— start of Given data —

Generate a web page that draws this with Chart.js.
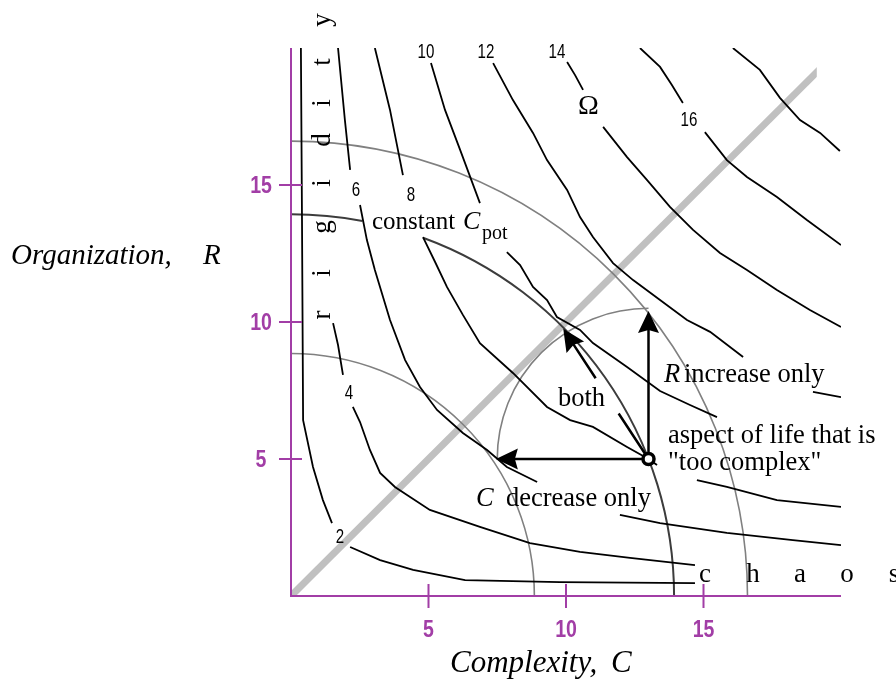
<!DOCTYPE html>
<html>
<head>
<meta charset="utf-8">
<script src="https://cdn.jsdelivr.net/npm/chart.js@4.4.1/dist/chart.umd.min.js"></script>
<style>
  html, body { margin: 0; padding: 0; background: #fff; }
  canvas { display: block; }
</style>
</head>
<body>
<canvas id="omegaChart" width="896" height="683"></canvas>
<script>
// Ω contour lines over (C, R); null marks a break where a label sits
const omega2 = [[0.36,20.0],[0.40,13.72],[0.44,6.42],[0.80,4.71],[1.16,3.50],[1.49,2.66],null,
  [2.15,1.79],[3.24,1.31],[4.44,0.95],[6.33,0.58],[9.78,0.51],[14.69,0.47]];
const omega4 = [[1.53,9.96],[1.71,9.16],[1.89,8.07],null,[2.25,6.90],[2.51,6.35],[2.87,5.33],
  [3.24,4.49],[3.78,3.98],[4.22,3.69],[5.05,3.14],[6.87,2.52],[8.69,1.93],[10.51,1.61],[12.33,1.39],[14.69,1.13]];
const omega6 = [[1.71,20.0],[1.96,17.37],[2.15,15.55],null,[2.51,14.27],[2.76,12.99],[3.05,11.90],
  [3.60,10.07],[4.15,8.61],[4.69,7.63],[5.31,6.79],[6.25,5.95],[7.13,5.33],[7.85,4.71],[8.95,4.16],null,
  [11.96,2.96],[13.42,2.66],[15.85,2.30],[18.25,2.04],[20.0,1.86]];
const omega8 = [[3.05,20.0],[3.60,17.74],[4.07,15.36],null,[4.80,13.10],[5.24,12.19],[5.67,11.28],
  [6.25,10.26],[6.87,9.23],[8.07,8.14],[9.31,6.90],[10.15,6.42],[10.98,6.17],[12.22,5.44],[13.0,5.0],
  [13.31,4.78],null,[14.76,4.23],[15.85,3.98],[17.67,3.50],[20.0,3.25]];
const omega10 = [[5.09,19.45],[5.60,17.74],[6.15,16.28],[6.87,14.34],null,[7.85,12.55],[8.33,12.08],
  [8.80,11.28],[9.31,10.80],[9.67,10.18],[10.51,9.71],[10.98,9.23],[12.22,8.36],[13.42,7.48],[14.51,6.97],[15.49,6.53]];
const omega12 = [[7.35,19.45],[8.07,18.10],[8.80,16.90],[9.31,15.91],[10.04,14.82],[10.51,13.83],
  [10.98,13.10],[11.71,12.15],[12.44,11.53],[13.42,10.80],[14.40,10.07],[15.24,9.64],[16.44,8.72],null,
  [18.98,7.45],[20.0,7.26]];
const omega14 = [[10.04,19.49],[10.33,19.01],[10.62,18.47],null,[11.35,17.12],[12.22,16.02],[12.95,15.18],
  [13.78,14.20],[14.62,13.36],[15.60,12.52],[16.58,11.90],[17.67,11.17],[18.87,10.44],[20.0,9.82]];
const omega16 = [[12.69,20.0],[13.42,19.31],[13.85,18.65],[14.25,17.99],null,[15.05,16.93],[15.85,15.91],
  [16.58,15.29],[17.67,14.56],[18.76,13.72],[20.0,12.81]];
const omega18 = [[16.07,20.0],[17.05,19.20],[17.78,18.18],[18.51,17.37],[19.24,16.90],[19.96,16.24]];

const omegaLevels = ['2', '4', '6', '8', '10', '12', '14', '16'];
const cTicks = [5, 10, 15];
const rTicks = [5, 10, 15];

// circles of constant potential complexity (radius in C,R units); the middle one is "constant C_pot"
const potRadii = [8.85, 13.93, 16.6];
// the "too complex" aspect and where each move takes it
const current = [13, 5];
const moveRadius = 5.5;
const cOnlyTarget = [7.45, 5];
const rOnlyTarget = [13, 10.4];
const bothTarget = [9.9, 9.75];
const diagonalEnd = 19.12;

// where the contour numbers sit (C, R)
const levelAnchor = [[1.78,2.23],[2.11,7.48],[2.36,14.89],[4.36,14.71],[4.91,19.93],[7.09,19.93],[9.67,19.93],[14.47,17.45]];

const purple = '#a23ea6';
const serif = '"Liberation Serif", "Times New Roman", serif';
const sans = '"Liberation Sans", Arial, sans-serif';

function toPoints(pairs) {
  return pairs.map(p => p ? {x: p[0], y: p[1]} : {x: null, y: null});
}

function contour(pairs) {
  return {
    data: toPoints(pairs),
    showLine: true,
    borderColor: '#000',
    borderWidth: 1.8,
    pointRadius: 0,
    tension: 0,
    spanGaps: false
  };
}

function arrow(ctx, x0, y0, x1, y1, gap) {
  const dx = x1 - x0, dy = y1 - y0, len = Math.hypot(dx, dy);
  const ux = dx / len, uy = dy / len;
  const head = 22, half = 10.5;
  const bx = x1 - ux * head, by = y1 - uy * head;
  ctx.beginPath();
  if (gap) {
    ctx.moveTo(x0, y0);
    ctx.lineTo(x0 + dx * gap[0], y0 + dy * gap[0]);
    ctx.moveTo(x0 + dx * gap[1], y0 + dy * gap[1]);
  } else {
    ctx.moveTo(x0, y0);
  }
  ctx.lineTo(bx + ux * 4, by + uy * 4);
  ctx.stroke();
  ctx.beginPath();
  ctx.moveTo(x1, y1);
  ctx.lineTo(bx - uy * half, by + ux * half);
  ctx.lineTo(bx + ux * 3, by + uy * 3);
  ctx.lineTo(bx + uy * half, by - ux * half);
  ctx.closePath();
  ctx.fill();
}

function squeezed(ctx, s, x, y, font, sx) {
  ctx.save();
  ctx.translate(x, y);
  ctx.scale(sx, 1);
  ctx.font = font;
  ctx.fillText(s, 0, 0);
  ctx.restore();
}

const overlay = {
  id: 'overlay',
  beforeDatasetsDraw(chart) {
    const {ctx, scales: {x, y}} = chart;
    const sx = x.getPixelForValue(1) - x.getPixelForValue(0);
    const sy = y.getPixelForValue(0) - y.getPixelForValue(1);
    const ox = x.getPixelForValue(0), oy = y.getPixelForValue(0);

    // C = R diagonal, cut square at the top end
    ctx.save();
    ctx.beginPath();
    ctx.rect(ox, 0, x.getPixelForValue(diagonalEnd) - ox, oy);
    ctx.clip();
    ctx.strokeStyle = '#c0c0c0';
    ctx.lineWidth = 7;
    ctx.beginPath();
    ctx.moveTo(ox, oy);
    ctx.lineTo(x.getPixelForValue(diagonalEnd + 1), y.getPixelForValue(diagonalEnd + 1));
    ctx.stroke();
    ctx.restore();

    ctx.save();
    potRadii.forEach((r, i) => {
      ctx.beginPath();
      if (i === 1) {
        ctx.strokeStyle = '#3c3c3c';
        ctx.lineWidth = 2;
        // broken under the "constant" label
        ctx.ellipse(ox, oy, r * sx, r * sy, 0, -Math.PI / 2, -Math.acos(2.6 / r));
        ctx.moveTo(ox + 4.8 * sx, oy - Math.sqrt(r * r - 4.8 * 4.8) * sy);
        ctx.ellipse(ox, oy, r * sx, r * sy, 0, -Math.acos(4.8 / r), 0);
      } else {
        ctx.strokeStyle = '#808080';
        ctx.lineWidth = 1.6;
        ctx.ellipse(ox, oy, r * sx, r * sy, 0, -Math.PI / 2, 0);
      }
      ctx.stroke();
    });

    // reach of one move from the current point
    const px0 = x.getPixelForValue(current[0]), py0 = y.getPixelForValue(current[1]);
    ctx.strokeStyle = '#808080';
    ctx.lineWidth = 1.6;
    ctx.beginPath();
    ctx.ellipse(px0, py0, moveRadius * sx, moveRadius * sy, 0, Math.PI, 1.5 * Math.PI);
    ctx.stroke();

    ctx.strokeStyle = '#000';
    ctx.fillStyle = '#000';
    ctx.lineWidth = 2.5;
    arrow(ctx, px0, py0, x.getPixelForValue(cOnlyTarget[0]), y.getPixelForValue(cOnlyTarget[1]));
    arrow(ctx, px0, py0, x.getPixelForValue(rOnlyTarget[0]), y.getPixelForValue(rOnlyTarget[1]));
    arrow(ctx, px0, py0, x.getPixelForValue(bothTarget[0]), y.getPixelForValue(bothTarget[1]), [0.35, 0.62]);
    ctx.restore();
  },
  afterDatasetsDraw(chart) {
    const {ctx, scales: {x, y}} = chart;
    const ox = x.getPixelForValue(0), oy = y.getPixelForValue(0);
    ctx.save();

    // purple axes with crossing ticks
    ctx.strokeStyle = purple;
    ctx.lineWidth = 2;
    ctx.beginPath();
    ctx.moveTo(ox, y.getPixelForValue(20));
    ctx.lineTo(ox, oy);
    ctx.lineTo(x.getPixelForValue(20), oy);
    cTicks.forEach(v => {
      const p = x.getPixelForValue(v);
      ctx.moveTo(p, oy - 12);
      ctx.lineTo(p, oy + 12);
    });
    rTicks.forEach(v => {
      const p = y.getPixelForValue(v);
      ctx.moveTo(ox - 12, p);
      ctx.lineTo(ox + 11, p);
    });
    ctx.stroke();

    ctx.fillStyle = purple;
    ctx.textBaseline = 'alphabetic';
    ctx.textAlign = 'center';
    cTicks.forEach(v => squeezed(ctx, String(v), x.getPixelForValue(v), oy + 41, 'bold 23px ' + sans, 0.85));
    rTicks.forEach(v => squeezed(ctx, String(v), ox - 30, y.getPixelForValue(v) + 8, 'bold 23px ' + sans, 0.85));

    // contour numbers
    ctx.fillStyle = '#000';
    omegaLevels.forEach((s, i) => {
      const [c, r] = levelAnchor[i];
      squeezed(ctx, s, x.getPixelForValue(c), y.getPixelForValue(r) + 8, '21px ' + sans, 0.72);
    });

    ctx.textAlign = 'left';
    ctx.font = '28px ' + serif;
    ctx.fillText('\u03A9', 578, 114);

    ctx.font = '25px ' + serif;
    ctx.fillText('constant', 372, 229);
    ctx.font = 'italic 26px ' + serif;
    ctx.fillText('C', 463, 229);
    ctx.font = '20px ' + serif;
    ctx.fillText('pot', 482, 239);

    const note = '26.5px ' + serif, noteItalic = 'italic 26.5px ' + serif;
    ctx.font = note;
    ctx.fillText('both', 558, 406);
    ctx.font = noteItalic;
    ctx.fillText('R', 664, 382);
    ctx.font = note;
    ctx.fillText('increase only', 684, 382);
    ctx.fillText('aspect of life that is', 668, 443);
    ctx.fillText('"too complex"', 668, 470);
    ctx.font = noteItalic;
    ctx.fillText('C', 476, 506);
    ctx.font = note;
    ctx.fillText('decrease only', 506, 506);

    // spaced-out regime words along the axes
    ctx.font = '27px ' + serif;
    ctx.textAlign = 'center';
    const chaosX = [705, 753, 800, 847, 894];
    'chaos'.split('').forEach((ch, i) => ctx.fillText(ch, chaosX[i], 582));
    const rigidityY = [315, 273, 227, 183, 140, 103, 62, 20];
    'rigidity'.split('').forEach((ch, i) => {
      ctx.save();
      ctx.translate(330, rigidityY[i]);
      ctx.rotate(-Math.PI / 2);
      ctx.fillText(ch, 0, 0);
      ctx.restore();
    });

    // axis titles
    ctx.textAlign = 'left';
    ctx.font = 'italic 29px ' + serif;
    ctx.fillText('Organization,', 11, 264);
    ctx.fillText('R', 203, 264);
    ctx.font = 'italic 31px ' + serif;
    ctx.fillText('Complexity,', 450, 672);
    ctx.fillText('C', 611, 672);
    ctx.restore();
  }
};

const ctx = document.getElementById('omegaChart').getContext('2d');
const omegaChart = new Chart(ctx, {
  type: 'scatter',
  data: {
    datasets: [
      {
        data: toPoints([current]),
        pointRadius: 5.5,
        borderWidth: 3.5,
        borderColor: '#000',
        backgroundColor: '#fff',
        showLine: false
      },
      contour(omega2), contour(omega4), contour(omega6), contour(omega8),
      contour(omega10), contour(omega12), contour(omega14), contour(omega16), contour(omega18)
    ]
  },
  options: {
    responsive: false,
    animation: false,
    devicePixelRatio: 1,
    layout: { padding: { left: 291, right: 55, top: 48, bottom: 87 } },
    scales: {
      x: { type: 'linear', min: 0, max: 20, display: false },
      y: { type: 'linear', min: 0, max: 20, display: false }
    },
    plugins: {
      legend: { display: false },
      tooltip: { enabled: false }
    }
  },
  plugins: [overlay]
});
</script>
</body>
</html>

— end of Given data —

Written instruction: Give the number of lines above in which the word "that" occurs, with nothing else.

Finished exercise: 2